When you think of a hearty stew, which meat comes to mind? For me, I’d look for stewing beef at the grocery store; however, I wanted a healthier alternative. Earlier this week as I was flipping through channels on television, I stopped on TLN and watched Ricardo (I think) in French. I couldn’t understand, but I watched as he sauteed some vegetables while searing a large piece of pork. I didn’t watch the whole episode, but that image stayed with me and I decided I wanted to make a pot of braised pork. The weather has finally dipped this week (but not today, reaching 19C), and cold weather prompts me to make comfort foods.
I liked the recipe from Melissa d’Arabian because she uses pieces of pork versus a whole roast. This is my version:
- 2 pounds pork shoulder, cut into 6 large chunks
- Salt and freshly ground black pepper
- olive oil
- 1 large Spanish onion, chopped
- 6 celery hearts, chopped (3 hearts reserved)

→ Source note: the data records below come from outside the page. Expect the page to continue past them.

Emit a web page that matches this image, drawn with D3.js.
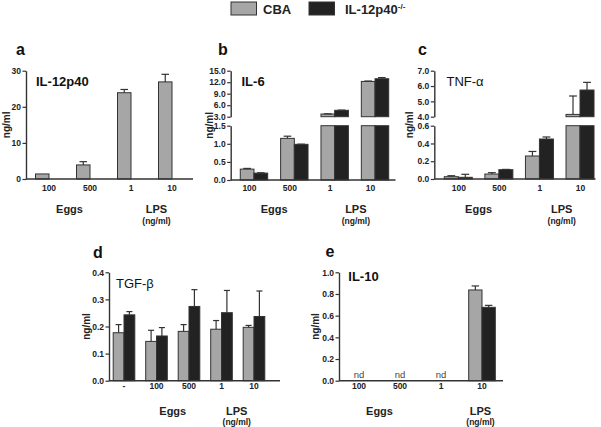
<!DOCTYPE html>
<html><head><meta charset="utf-8">
<script src="https://cdn.jsdelivr.net/npm/d3@7"></script>
<style>
body{margin:0;background:#fff}
svg{display:block;font-family:"Liberation Sans",Arial,sans-serif}
</style>
</head><body>
<svg id="chart" width="601" height="427"></svg>
<script>
// ---------- data ----------
const seriesNames = ["CBA", "IL-12p40"];
const catsStim = ["100", "500", "1", "10"];
const catsTGF = ["-", "100", "500", "1", "10"];

const il12_cba     = [1.4, 3.9, 23.9, 26.9];
const il12_cba_err = [1.4, 4.8, 24.8, 29.0];
const il12_ko      = [0, 0, 0, 0];
const il12_ko_err  = [0, 0, 0, 0];

const il6_cba     = [0.30, 1.15, 3.7, 12.2];
const il6_cba_err = [0.32, 1.21, 3.75, 12.3];
const il6_ko      = [0.19, 0.985, 4.67, 12.9];
const il6_ko_err  = [0.20, 0.99, 4.72, 13.2];

const tnf_cba     = [0.026, 0.056, 0.259, 4.15];
const tnf_cba_err = [0.037, 0.071, 0.31, 5.35];
const tnf_ko      = [0.019, 0.105, 0.45, 5.74];
const tnf_ko_err  = [0.053, 0.108, 0.473, 6.24];

const tgf_cba     = [0.177, 0.145, 0.182, 0.19, 0.197];
const tgf_cba_err = [0.207, 0.186, 0.207, 0.222, 0.204];
const tgf_ko      = [0.243, 0.165, 0.274, 0.251, 0.237];
const tgf_ko_err  = [0.255, 0.196, 0.336, 0.333, 0.331];

const il10_cba     = [null, null, null, 0.837];
const il10_cba_err = [null, null, null, 0.874];
const il10_ko      = [null, null, null, 0.677];
const il10_ko_err  = [null, null, null, 0.695];

const ticksA = [0, 10, 20, 30];
const ticksBlow = [0, 0.5, 1.0, 1.5], ticksBhigh = [3, 6, 9, 12, 15];
const ticksClow = [0, 0.2, 0.4, 0.6], ticksChigh = [4, 5, 6, 7];
const ticksD = [0, 0.1, 0.2, 0.3, 0.4];
const ticksE = [0, 0.2, 0.4, 0.6, 0.8, 1.0];

// ---------- style ----------
const colGray = "#a6a6a6", colBlack = "#222222", colLine = "#333333";
const svg = d3.select("#chart");

// ---------- layout (positions only) ----------
const panels = [
  {letter:"a", title:"IL-12p40", tw:"bold", cats:catsStim, vals:[il12_cba, il12_ko], errs:[il12_cba_err, il12_ko_err],
   ax:26, xr:[28.5,192.5], xEnd:193, gw:27, fmt:d3.format("d"),
   segs:[{d:[0,30], r:[179,70.7], t:ticksA}],
   lx:16, ly:55, tx:36, ty:86, ylx:6, lblY:194, grpY:213, unitY:224, lblDx:0, lpsDx:5},
  {letter:"b", title:"IL-6", tw:"bold", cats:catsStim, vals:[il6_cba, il6_ko], errs:[il6_cba_err, il6_ko_err],
   ax:230.7, xr:[233.8,395.2], xEnd:395.5, gw:27.4, fmt:d3.format(".1f"),
   segs:[{d:[0,1.5], r:[180,125.7], t:ticksBlow},{d:[3,15], r:[116.7,70.7], t:ticksBhigh}],
   lx:218, ly:55, tx:241.5, ty:86, ylx:209, lblY:194, grpY:213, unitY:224, lblDx:-4.5, lpsDx:1},
  {letter:"c", title:"TNF-\u03b1", tw:"normal", cats:catsStim, vals:[tnf_cba, tnf_ko], errs:[tnf_cba_err, tnf_ko_err],
   ax:434.3, xr:[438,600.3], xEnd:595.5, gw:28, fmt:d3.format(".1f"),
   segs:[{d:[0,0.6], r:[179,125.7], t:ticksClow},{d:[4,7], r:[116.7,70.7], t:ticksChigh}],
   lx:418, ly:55, tx:446.5, ty:85.5, ylx:409, lblY:194, grpY:213, unitY:224, lblDx:0.5, lpsDx:2},
  {letter:"d", title:"TGF-\u03b2", tw:"normal", cats:catsTGF, vals:[tgf_cba, tgf_ko], errs:[tgf_cba_err, tgf_ko_err],
   ax:109, xr:[107.75,270.25], xEnd:280, gw:21.6, fmt:d3.format(".1f"),
   segs:[{d:[0,0.4], r:[380.7,272.3], t:ticksD}],
   lx:93, ly:257.5, tx:116, ty:288, ylx:86, lblY:392, grpY:415, unitY:424.5, lblDx:0, lpsDx:-1},
  {letter:"e", title:"IL-10", tw:"bold", cats:catsStim, vals:[il10_cba, il10_ko], errs:[il10_cba_err, il10_ko_err],
   ax:339, xr:[338.5,502.5], xEnd:503, gw:26.6, fmt:d3.format(".1f"),
   segs:[{d:[0,1], r:[380.7,272.3], t:ticksE}],
   lx:325.5, ly:257, tx:348.3, ty:281, ylx:315, lblY:392, grpY:415, unitY:424.5, lblDx:0, lpsDx:19, nd:true}
];

function drawPanel(p) {
  const g = svg.append("g");
  const x = d3.scaleBand().domain(p.cats).range(p.xr);
  const xs = d3.scaleBand().domain(seriesNames).range([-p.gw/2, p.gw/2]);
  const scales = p.segs.map(s => d3.scaleLinear().domain(s.d).range(s.r));
  const cx = c => x(c) + x.bandwidth()/2;
  const y0 = scales[0](0);

  // bars
  seriesNames.forEach((sn, si) => {
    p.cats.forEach((c, ci) => {
      const v = p.vals[si][ci];
      if (v == null || v <= 0) return;
      let topSeg = 0;
      p.segs.forEach((s, k) => {
        if (v <= s.d[0] && k > 0) return;
        topSeg = k;
        const lo = s.d[0], hi = Math.min(v, s.d[1]);
        const yl = scales[k](lo), yh = scales[k](hi);
        g.append("rect")
          .attr("x", cx(c) + xs(sn)).attr("width", xs.bandwidth())
          .attr("y", yh).attr("height", Math.max(0, yl - yh))
          .attr("fill", si === 0 ? colGray : colBlack)
          .attr("stroke", colLine).attr("stroke-width", 1);
      });
      const e = p.errs[si][ci];
      if (e != null && e > v) {
        const sc = scales[topSeg];
        const bx = cx(c) + xs(sn) + xs.bandwidth()/2;
        g.append("line").attr("x1", bx).attr("x2", bx)
          .attr("y1", sc(v)).attr("y2", sc(e))
          .attr("stroke", colLine).attr("stroke-width", 1.2);
        g.append("line").attr("x1", bx - xs.bandwidth()*0.28).attr("x2", bx + xs.bandwidth()*0.28)
          .attr("y1", sc(e)).attr("y2", sc(e))
          .attr("stroke", colLine).attr("stroke-width", 1.2);
      }
    });
  });

  // nd labels
  if (p.nd) {
    p.cats.forEach((c, ci) => {
      if (p.vals[0][ci] == null) {
        g.append("text").attr("x", cx(c)).attr("y", y0 - 2.5)
          .attr("text-anchor", "middle").attr("font-size", 9.5)
          .attr("fill", "#444").text("nd");
      }
    });
  }

  // y axes (segments)
  p.segs.forEach((s, k) => {
    const ax = g.append("g").attr("transform", `translate(${p.ax},0)`)
      .call(d3.axisLeft(scales[k]).tickValues(s.t).tickSize(3.5).tickSizeOuter(0)
        .tickPadding(1.5).tickFormat(p.fmt));
    ax.selectAll("path.domain").attr("stroke", colLine).attr("stroke-width", 1.4);
    ax.selectAll(".tick line").attr("stroke", colLine).attr("stroke-width", 1.2);
    ax.selectAll(".tick text").attr("font-size", 8.5).attr("font-weight", "bold")
      .attr("fill", "#222").attr("font-family", "Liberation Sans, Arial, sans-serif");
  });

  // x axis line
  g.append("line").attr("x1", p.ax).attr("x2", p.xEnd).attr("y1", y0).attr("y2", y0)
    .attr("stroke", colLine).attr("stroke-width", 1.5);

  // category labels via axisBottom
  const xa = g.append("g").attr("transform", `translate(${p.lblDx},${p.lblY - 9.5})`)
    .call(d3.axisBottom(x).tickSize(0).tickPadding(0));
  xa.select("path.domain").remove();
  xa.selectAll(".tick text").attr("font-size", 8.5).attr("font-weight", "bold")
    .attr("fill", "#222").attr("font-family", "Liberation Sans, Arial, sans-serif")
    .attr("dy", "0.71em");

  // group labels
  const eggsX = (cx(p.cats[p.cats.length-4]) + cx(p.cats[p.cats.length-3])) / 2;
  const lpsX = (cx(p.cats[p.cats.length-2]) + cx(p.cats[p.cats.length-1])) / 2 + p.lpsDx;
  g.append("text").attr("x", eggsX).attr("y", p.grpY).attr("text-anchor", "middle")
    .attr("font-size", 11).attr("font-weight", "bold").attr("fill", "#222").text("Eggs");
  g.append("text").attr("x", lpsX).attr("y", p.grpY).attr("text-anchor", "middle")
    .attr("font-size", 11).attr("font-weight", "bold").attr("fill", "#222").text("LPS");
  g.append("text").attr("x", lpsX).attr("y", p.unitY).attr("text-anchor", "middle")
    .attr("font-size", 8.5).attr("font-weight", "bold").attr("fill", "#222").text("(ng/ml)");

  // y label
  const yMid = (p.segs[0].r[0] + p.segs[p.segs.length-1].r[1]) / 2;
  g.append("text").attr("transform", `translate(${p.ylx + 3.5},${yMid}) rotate(-90)`)
    .attr("text-anchor", "middle").attr("font-size", 10).attr("font-weight", "bold")
    .attr("fill", "#222").text("ng/ml");

  // panel letter and title
  g.append("text").attr("x", p.lx).attr("y", p.ly).attr("font-size", 16).attr("font-weight", "bold")
    .attr("fill", "#111").text(p.letter);
  g.append("text").attr("x", p.tx).attr("y", p.ty).attr("font-size", 13).attr("font-weight", p.tw)
    .attr("fill", "#111").text(p.title);
}

panels.forEach(drawPanel);

// legend
const leg = svg.append("g");
const legItems = [
  {name: seriesNames[0], col: colGray, rx: 231, tx: 263},
  {name: seriesNames[1], col: colBlack, rx: 309, tx: 345}
];
legItems.forEach((d, i) => {
  leg.append("rect").attr("x", d.rx).attr("y", 2).attr("width", 25.5).attr("height", 13)
    .attr("fill", d.col).attr("stroke", colLine).attr("stroke-width", 1);
  const t = leg.append("text").attr("x", d.tx).attr("y", 14).attr("font-size", 13)
    .attr("font-weight", "bold").attr("fill", "#222").text(d.name);
  if (i === 1) t.append("tspan").attr("dy", -5).attr("font-size", 8).text("-/-");
});
</script>
</body></html>
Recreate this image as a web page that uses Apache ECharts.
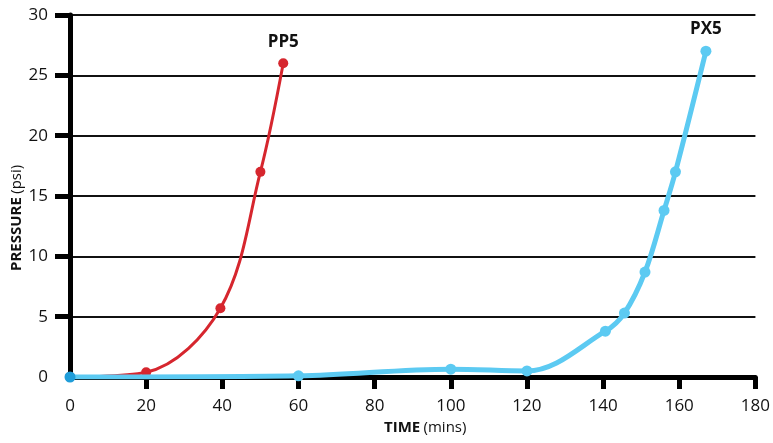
<!DOCTYPE html>
<html>
<head>
<meta charset="utf-8">
<script src="https://cdn.jsdelivr.net/npm/echarts@6/dist/echarts.min.js"></script>
<style>
html,body{margin:0;padding:0;background:#fff;}
#c{width:773px;height:443px;}
</style>
</head>
<body>
<div id="c"></div>
<script>
// Data
const seriesNames = ['PP5', 'PX5'];
const pp5Time = [0, 20, 39.5, 50, 56];
const pp5Pressure = [0, 0.4, 5.7, 17, 26];
const px5Time = [0, 60, 100, 120, 140.6, 145.6, 151, 156, 159, 167];
const px5Pressure = [0, 0.1, 0.65, 0.5, 3.8, 5.3, 8.7, 13.8, 17, 27];
const xTicks = [0, 20, 40, 60, 80, 100, 120, 140, 160, 180];
const yTicks = [0, 5, 10, 15, 20, 25, 30];

const FONT = "'Open Sans', 'DejaVu Sans', sans-serif";
const RED = '#d6262e';
const BLUE = '#5ccaf2';
const BLUE_DARK = '#1f9dd9';

function pairs(xs, ys) { return xs.map((x, i) => [x, ys[i]]); }

const chart = echarts.init(document.getElementById('c'), null, {renderer: 'canvas'});

const pp5Data = pairs(pp5Time, pp5Pressure);
const px5Data = pairs(px5Time, px5Pressure).map((d, i) =>
  i === 0 ? {value: d, itemStyle: {color: BLUE_DARK}} : d);

function endLabel(name, n) {
  return {
    show: true,
    position: 'top',
    distance: 8,
    fontFamily: FONT,
    fontWeight: 'bold',
    fontSize: 17,
    color: '#111',
    formatter: p => (p.dataIndex === n - 1 ? name : '')
  };
}

chart.setOption({
  animation: false,
  backgroundColor: '#fff',
  grid: {left: 70, right: 15, top: 15, bottom: 66},
  xAxis: {
    type: 'value',
    min: xTicks[0],
    max: xTicks[xTicks.length - 1],
    interval: 20,
    axisLine: {show: true, onZero: false, lineStyle: {color: '#000', width: 5}},
    axisTick: {show: true, length: 12, lineStyle: {color: '#000', width: 5},
               customValues: xTicks.filter(v => v > 0)},
    axisLabel: {color: '#111', fontFamily: FONT, fontSize: 17, margin: 21},
    splitLine: {show: false}
  },
  yAxis: {
    type: 'value',
    min: yTicks[0],
    max: yTicks[yTicks.length - 1],
    interval: 5,
    axisLine: {show: true, onZero: false, lineStyle: {color: '#000', width: 5}},
    axisTick: {show: true, length: 15, lineStyle: {color: '#000', width: 5},
               customValues: yTicks.filter(v => v > 0)},
    axisLabel: {color: '#111', fontFamily: FONT, fontSize: 17, margin: 22},
    splitLine: {show: true, lineStyle: {color: '#111', width: 2}}
  },
  graphic: [
    {
      type: 'text',
      x: 9, y: 271,
      rotation: Math.PI / 2,
      style: {
        text: '{b|PRESSURE} {n|(psi)}',
        rich: {
          b: {fontFamily: FONT, fontWeight: 'bold', fontSize: 15, fill: '#111'},
          n: {fontFamily: FONT, fontSize: 15, fill: '#111'}
        }
      }
    },
    {
      type: 'text',
      x: 384, y: 420,
      style: {
        text: '{b|TIME} {n|(mins)}',
        rich: {
          b: {fontFamily: FONT, fontWeight: 'bold', fontSize: 15, fill: '#111'},
          n: {fontFamily: FONT, fontSize: 15, fill: '#111'}
        }
      }
    }
  ],
  series: [
    {
      name: seriesNames[0],
      type: 'line',
      data: pp5Data,
      smooth: 0.35,
      symbol: 'circle',
      symbolSize: 10,
      lineStyle: {color: RED, width: 3},
      itemStyle: {color: RED},
      label: endLabel(seriesNames[0], pp5Data.length),
      z: 2
    },
    {
      name: seriesNames[1],
      type: 'line',
      data: px5Data,
      smooth: 0.35,
      symbol: 'circle',
      symbolSize: 11,
      lineStyle: {color: BLUE, width: 5},
      itemStyle: {color: BLUE},
      label: endLabel(seriesNames[1], px5Data.length),
      z: 3
    }
  ]
});
</script>
</body>
</html>
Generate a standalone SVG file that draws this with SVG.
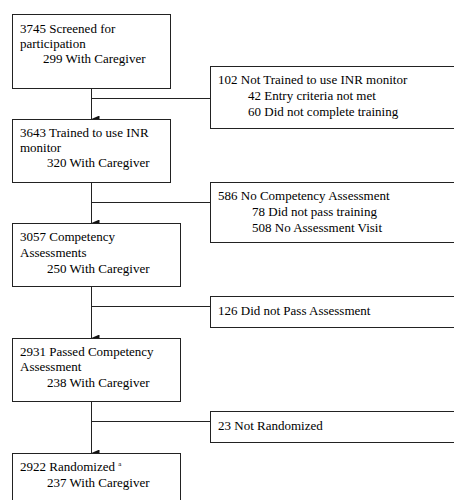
<svg xmlns="http://www.w3.org/2000/svg" width="454" height="500" viewBox="0 0 454 500">
<defs>
<style>
.box{fill:#fff;stroke:#222;stroke-width:1}
.ln{fill:none;stroke:#222;stroke-width:1}
text{font-family:"Liberation Serif","Times New Roman",serif;font-size:13px;fill:#000}
.sup{font-size:7px}
</style>
<marker id="arr" markerWidth="7" markerHeight="8" refX="3.5" refY="8" orient="auto-start-reverse" markerUnits="userSpaceOnUse" viewBox="0 0 7 8">
<path d="M0,0 L7,0 L3.5,8 Z" fill="#111"/>
</marker>
</defs>
<rect width="454" height="500" fill="#fff"/>
<g id="connectors">
<line class="ln" x1="91.5" y1="88" x2="91.5" y2="119" marker-end="url(#arr)"/>
<line class="ln" x1="91.5" y1="98.5" x2="210" y2="98.5"/>
<line class="ln" x1="91.5" y1="183" x2="91.5" y2="223" marker-end="url(#arr)"/>
<line class="ln" x1="91.5" y1="202.5" x2="210" y2="202.5"/>
<line class="ln" x1="91.5" y1="286" x2="91.5" y2="338" marker-end="url(#arr)"/>
<line class="ln" x1="91.5" y1="306.5" x2="210" y2="306.5"/>
<line class="ln" x1="91.5" y1="401" x2="91.5" y2="453" marker-end="url(#arr)"/>
<line class="ln" x1="91.5" y1="421.5" x2="210" y2="421.5"/>
</g>
<g id="n1">
<rect class="box" x="12.5" y="14.5" width="158" height="74"/>
<text x="20" y="33">3745 Screened for</text>
<text x="20" y="48">participation</text>
<text x="43" y="63">299 With Caregiver</text>
</g>
<g id="e1">
<rect class="box" x="210.5" y="66.5" width="260" height="62"/>
<text x="218" y="84">102 Not Trained to use INR monitor</text>
<text x="248" y="100">42  Entry criteria not met</text>
<text x="248" y="116">60  Did not complete training</text>
</g>
<g id="n2">
<rect class="box" x="12.5" y="119.5" width="158" height="63"/>
<text x="20" y="137">3643 Trained to use INR</text>
<text x="20" y="152">monitor</text>
<text x="47" y="167">320 With Caregiver</text>
</g>
<g id="e2">
<rect class="box" x="210.5" y="182.5" width="260" height="60"/>
<text x="218" y="200">586 No Competency Assessment</text>
<text x="252" y="216">78 Did not pass training</text>
<text x="252" y="232">508 No Assessment Visit</text>
</g>
<g id="n3">
<rect class="box" x="12.5" y="223.5" width="168" height="63"/>
<text x="20" y="241">3057 Competency</text>
<text x="20" y="257">Assessments</text>
<text x="47" y="273">250 With Caregiver</text>
</g>
<g id="e3">
<rect class="box" x="210.5" y="296.5" width="260" height="31"/>
<text x="218" y="315">126 Did not Pass Assessment</text>
</g>
<g id="n4">
<rect class="box" x="12.5" y="338.5" width="168" height="63"/>
<text x="20" y="356">2931 Passed Competency</text>
<text x="20" y="371">Assessment</text>
<text x="47" y="387">238 With Caregiver</text>
</g>
<g id="e4">
<rect class="box" x="210.5" y="411.5" width="260" height="31"/>
<text x="218" y="430">23 Not Randomized</text>
</g>
<g id="n5">
<rect class="box" x="12.5" y="453.5" width="168" height="60"/>
<text x="20" y="471">2922 Randomized <tspan class="sup" dy="-5">a</tspan></text>
<text x="47" y="487">237 With Caregiver</text>
</g>
</svg>
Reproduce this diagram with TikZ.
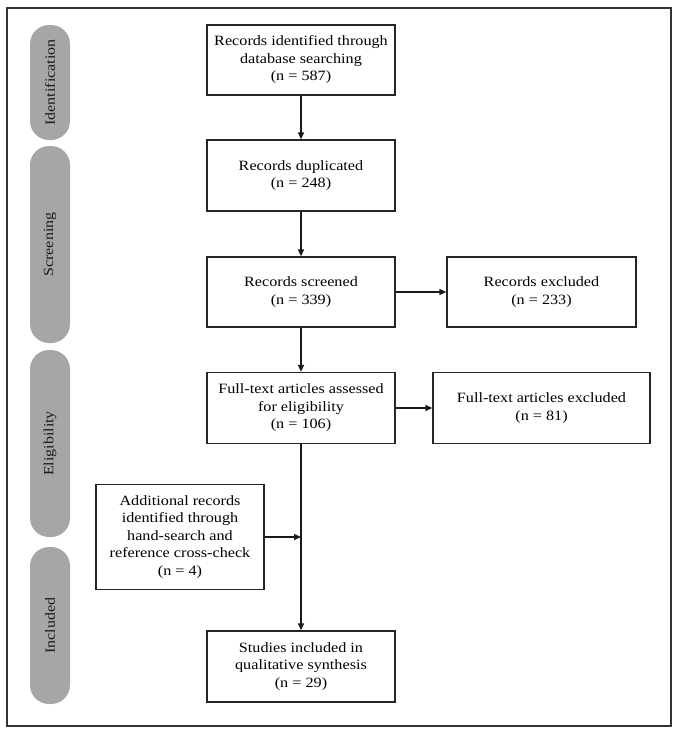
\documentclass[tikz,border=0pt]{standalone}
\usepackage{fontspec}
\setmainfont{Liberation Serif}[FakeStretch=1.14]
\usetikzlibrary{arrows.meta}
\begin{document}
\begin{tikzpicture}[x=1pt,y=-1pt,
  box/.style={draw=black!85,line width=1.3pt,fill=white,align=center,inner sep=2pt,
    font=\fontsize{14.2}{17.5}\selectfont,text=black},
  pill/.style={fill=black!35,rounded corners=19pt,draw=none,minimum height=40pt,
    font=\fontsize{14}{15}\selectfont,text=black!90,rotate=90},
  arr/.style={line width=1.4pt,draw=black!90,-{Triangle[length=7pt,width=6pt]}}]
\useasboundingbox (0,0) rectangle (681,731);
\fill[white] (0,0) rectangle (681,731);
\draw[line width=1.5pt,black!80] (7,8) rectangle (671,726);
% phase pills
\node[pill,minimum width=115pt] (pid) at (50,82.5) {Identification};
\node[pill,minimum width=197pt] (psc) at (50,244.5) {Screening};
\node[pill,minimum width=187pt] (pel) at (50,443.5) {Eligibility};
\node[pill,minimum width=157pt] (pin) at (50,625.5) {Included};
% boxes
\node[box,minimum width=188pt,minimum height=70pt] (b1) at (301,60) {Records identified through\\database searching\\(n = 587)};
\node[box,minimum width=188pt,minimum height=71pt] (b2) at (301,175.5) {Records duplicated\\(n = 248)};
\node[box,minimum width=188pt,minimum height=70pt] (b3) at (301,292) {Records screened\\(n = 339)};
\node[box,minimum width=188pt,minimum height=71pt] (b4) at (301,408) {Full-text articles assessed\\for eligibility\\(n = 106)};
\node[box,minimum width=189pt,minimum height=70pt] (e1) at (541.5,292) {Records excluded\\(n = 233)};
\node[box,minimum width=217pt,minimum height=71pt] (e2) at (541.5,408) {Full-text articles excluded\\(n = 81)};
\node[box,minimum width=168pt,minimum height=105pt] (ad) at (180,537) {Additional records\\identified through\\hand-search and\\reference cross-check\\(n = 4)};
\node[box,minimum width=188pt,minimum height=71pt] (st) at (301,666.5) {Studies included in\\qualitative synthesis\\(n = 29)};
\coordinate (j) at (301,537);
% connectors
\draw[arr] (b1) -- (b2);
\draw[arr] (b2) -- (b3);
\draw[arr] (b3) -- (b4);
\draw[arr] (b3) -- (e1);
\draw[arr] (b4) -- (e2);
\draw[arr] (b4) -- (st);
\draw[arr] (ad.east) -- (j);
\end{tikzpicture}
\end{document}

- 2 large carrots, chopped (1 carrot reserved)
- 1/2 bulb of large fennel (1/2 of it reserved)
- 2 cloves garlic, roughly chopped
- 2 tablespoons tomato paste (roughly)
- 2 tablespoons all-purpose flour
- 1 cup red wine (use wine that you would drink)
- 1 1/4 cups beef stock or broth
- 1 bunch parsley (stems & leaves), tied with string
- 2 bay leaves (dry)
- Chop everything and split into the reserve bowl and the immediate use bowl. For the immediate use, I chopped everything slightly smaller.
- Preheat your braising pot to medium-high heat, preferably something you can take from stove-top to oven. I purchased a 2 pound boneless pork shoulder roast. Roughly cut it into 6 pieces and pat dry. Season generously with salt.
- Preheat oven to 325 degrees F
- Once your pot is hot enough, coat the bottom with a think layer of olive oil and place your chunks of meat into the pot. It’s going to make a mess of splattered oil. Depending on the size of your pot, you may need to sear the meat in batches. Brown the meat on all sides until a golden crust forms. This process took about 15 minutes. Transfer the pork to a plate.
- To the pan add the immediate use onion, celery, fennel, and carrot and sweat until softened. Adding some salt will help with the sweating. You could do this in batches, but I put it all in and hence this step took about 15 minutes.
- Add the garlic and sweat another 2 minutes.
- Stir in the tomato paste and cook for 3 minutes to cook off the raw flavour.
- Add in the flour and cook another 2 minutes to cook off its raw flavour.
- Pour in the wine and reduce it by half. I put a lid on and left it for 3-5 minutes.
- Return the pork to the pot, then stir in the beef stock, parsley stems, and bay leaves. I only needed 1 cup of the stock. I only added enough so that the pork was only half submerged in the braising mixture. Do not cover the pork with liquid.
- Cover the pan and place it in the oven to braise until the meat is fork tender, about 2 hours. After 1.25 hours, I checked on my meat for tenderness. It was looking good, so I added the reserved vegetables and another 1/4 cup of the stock and placed the pot back into the oven for another 45 minutes.
For us, this recipe serves two with leftovers (or 3 with no leftovers).
Hubs was inspired to bake up a baguette to go with the braised pork. I absolutely love fresh bread! Since he needed to crank the oven temperature up to 425 degrees C, I decided to roast some potatoes. There is an easy but tasty roasted potato recipe in the Love & Lemons cookbook on page 217. I only had two potatoes on hand, but that’s enough for us. I diced them up and added the mixture of olive oil, Meyer lemon zest and juice, Dijon, chili flakes, dried rosemary, and salt and pepper. I love when roasted potatoes are crunchy on the outside and fluffy inside. It was perfect.